Not all bike makers from Japan are proactive and trying to push the envelope all the time - Suzuki is one such example. Most of the bikes that have come from Suzuki's stable have gone on to become legends at various levels. Two such motorcycles were/are GSX-R1000 (the real Gixxer) and Hayabusa.
These two bikes created a niche for themselves in their own respective categories from the time they were launched. But Suzuki never bothered to change these machines radically making them change with time.

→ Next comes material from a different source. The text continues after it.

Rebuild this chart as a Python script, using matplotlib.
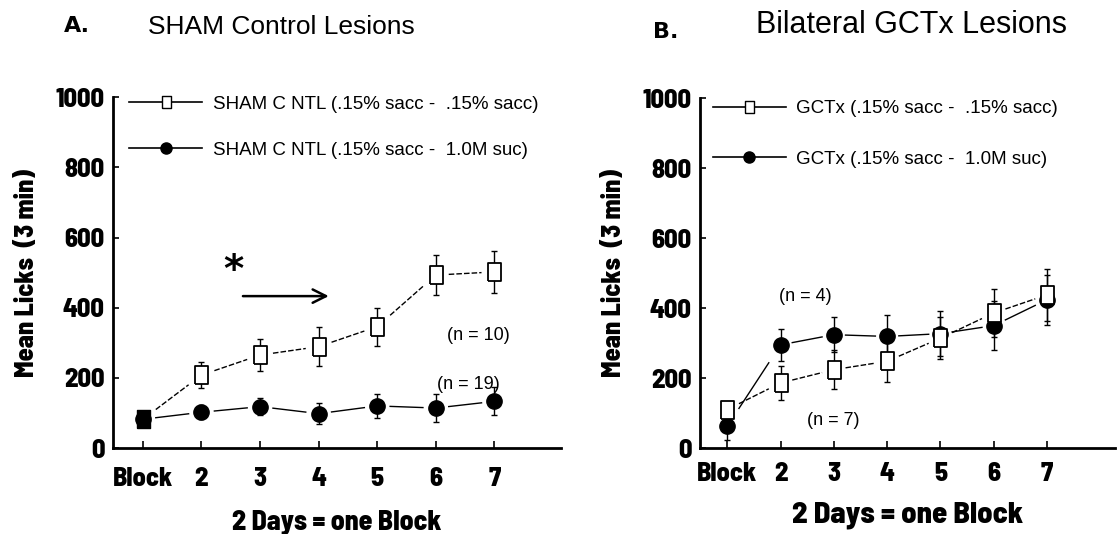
import numpy as np
import matplotlib
matplotlib.use("Agg")
import matplotlib.pyplot as plt
from matplotlib.font_manager import FontProperties

# block positions (1 = "Block" baseline)
blocks = [1, 2, 3, 4, 5, 6, 7]
block_labels = ["Block", "2", "3", "4", "5", "6", "7"]

# A. SHAM control lesions
sham_sacc = [82, 208, 265, 289, 346, 493, 502]
sham_sacc_err = [15, 38, 45, 55, 54, 58, 60]
sham_suc = [82, 102, 118, 98, 120, 114, 133]
sham_suc_err = [15, 20, 25, 30, 35, 40, 40]

# B. Bilateral GCTx lesions
gctx_sacc = [110, 186, 224, 248, 314, 386, 438]
gctx_sacc_err = [20, 48, 55, 60, 60, 70, 75]
gctx_suc = [62, 295, 324, 319, 327, 350, 424]
gctx_suc_err = [38, 45, 50, 60, 65, 70, 72]

sq = [(-0.36, -0.5), (0.36, -0.5), (0.36, 0.5), (-0.36, 0.5), (-0.36, -0.5)]
narrow = ["Barlow Semi Condensed", "Barlow Condensed", "DejaVu Sans"]
plain = ["Liberation Sans", "Arimo", "DejaVu Sans"]


def bold(size):
    return FontProperties(family=narrow, weight=800, size=size)


def broken_line(ax, x, y, ls):
    # thin connecting segments that stop short of the markers
    x = np.asarray(x, float); y = np.asarray(y, float)
    for i in range(len(x) - 1):
        dx = x[i+1] - x[i]; dy = y[i+1] - y[i]
        ax.plot([x[i] + 0.22*dx, x[i+1] - 0.22*dx],
                [y[i] + 0.22*dy, y[i+1] - 0.22*dy],
                color="black", lw=1.0, ls=ls, zorder=2)


def panel(ax, s1, e1, s2, e2, lab1, lab2, xmax, leg_anchor, leg_space,
          xpad, fill_first=False):
    broken_line(ax, blocks, s1, (0, (4, 1.5)))
    broken_line(ax, blocks, s2, "-")
    ax.errorbar(blocks, s1, yerr=e1, fmt="none", ecolor="black",
                elinewidth=1, capsize=2.5, zorder=3)
    ax.errorbar(blocks, s2, yerr=e2, fmt="none", ecolor="black",
                elinewidth=1, capsize=2.5, zorder=3)
    ax.plot(blocks, s2, ls="none", marker="o", ms=11, mfc="black",
            mec="black", zorder=4)
    if fill_first:
        ax.plot(blocks[1:], s1[1:], ls="none", marker=sq, ms=13, mfc="white",
                mec="black", mew=1.3, zorder=5)
        ax.plot(blocks[:1], s1[:1], ls="none", marker=sq, ms=13,
                mfc="black", mec="black", zorder=6)
    else:
        ax.plot(blocks, s1, ls="none", marker=sq, ms=13, mfc="white",
                mec="black", mew=1.3, zorder=5)
    # legend
    h1, = ax.plot([], [], color="black", lw=1.2, marker=sq, ms=9,
                  mfc="white", mec="black")
    h2, = ax.plot([], [], color="black", lw=1.2, marker="o", ms=8,
                  mfc="black", mec="black")
    ax.legend([h1, h2], [lab1, lab2], loc="upper left", frameon=False,
              bbox_to_anchor=leg_anchor, borderaxespad=0, borderpad=0,
              handlelength=3.9, handletextpad=0.55, labelspacing=leg_space,
              prop=dict(family=plain, size=13.5))
    ax.set_xlim(0.49, xmax)
    ax.set_ylim(0, 1000)
    ax.set_xticks(blocks)
    ax.set_xticklabels(block_labels)
    ax.set_yticks([0, 200, 400, 600, 800, 1000])
    for lbl in ax.get_xticklabels() + ax.get_yticklabels():
        lbl.set_fontproperties(bold(19))
    ax.tick_params(axis="x", direction="in", length=5, width=1.2, pad=xpad)
    ax.tick_params(axis="y", direction="in", length=4, width=1.2, pad=6)
    for s in ["top", "right"]:
        ax.spines[s].set_visible(False)
    for s in ["left", "bottom"]:
        ax.spines[s].set_linewidth(2)
    ax.set_ylabel("Mean Licks  (3 min)", fontproperties=bold(19), labelpad=12)


fig = plt.figure(figsize=(11.19, 5.34), dpi=100)
axA = fig.add_axes([0.101, 0.161, 0.400, 0.657])
axB = fig.add_axes([0.6256, 0.161, 0.371, 0.655])

panel(axA, sham_sacc, sham_sacc_err, sham_suc, sham_suc_err,
      "SHAM C NTL (.15% sacc -  .15% sacc)",
      "SHAM C NTL (.15% sacc -  1.0M suc)", 8.13,
      (0.036, 1.005), 1.55, 14, fill_first=True)
panel(axB, gctx_sacc, gctx_sacc_err, gctx_suc, gctx_suc_err,
      "GCTx (.15% sacc -  .15% sacc)",
      "GCTx (.15% sacc -  1.0M suc)", 8.28,
      (0.031, 0.995), 1.8, 10)

axA.set_xlabel("2 Days = one Block", fontproperties=bold(20), labelpad=13)
axB.set_xlabel("2 Days = one Block", fontproperties=bold(22), labelpad=11)

# annotations
axA.text(2.54, 505, "*", fontsize=28, fontweight="bold", ha="center", va="center")
axA.annotate("", xy=(4.22, 433), xytext=(2.66, 433),
             arrowprops=dict(arrowstyle="->", lw=1.8, color="black",
                             mutation_scale=24))
axA.text(6.73, 322, "(n = 10)", fontsize=13, family=plain, ha="center", va="center")
axA.text(6.56, 180, "(n = 19)", fontsize=13, family=plain, ha="center", va="center")
axB.text(2.46, 434, "(n = 4)", fontsize=13, family=plain, ha="center", va="center")
axB.text(2.99, 80, "(n = 7)", fontsize=13, family=plain, ha="center", va="center")

# panel titles
fig.text(0.057, 0.952, "A.", fontsize=16, fontweight="bold", family=["DejaVu Sans"], va="center")
fig.text(0.132, 0.950, "SHAM Control Lesions", fontsize=19, family=plain, va="center")
fig.text(0.584, 0.940, "B.", fontsize=16, fontweight="bold", family=["DejaVu Sans"], va="center")
fig.text(0.676, 0.954, "Bilateral GCTx Lesions", fontsize=22, family=plain, va="center")

fig.savefig("out.png", dpi=100)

Suzuki has filed many patents in the last few years focused around the forced induction engines which makes us believe that the Japanese motorcycle manufacturer is developing a supercharged engine. This also hints at the possibility of a new, and much-needed, Hayabusa.
If Suzuki develops this engine, the new Hayabusa might be offered in two trims - one with the supercharger and one without. No prizes for guessing that the non-supercharged machine will be commercially available and road legal whereas the more-menacing supercharged machine will be strictly for track use.
In recent times, Kawasaki did something similar when it launched its H2 and H2R. Where the Kawasaki H2 has a 998cc inline four engine developing close to 200bhp, the H2R was tuned to deliver almost 300bhp of power. Doing the mathematics, it shouldn't be difficult to figure out what speeds this supercharged 1,400cc dragon will be able to fly at.
But, that reminds me of the era when Hayabusa came into existence for the first time and almost all the two-wheeler makers agreed to restrict the top speeds of their machines to 300km/h. So, even though this machine is expected to have abilities still unknown to mankind, it will be restricted to make this world a safer place.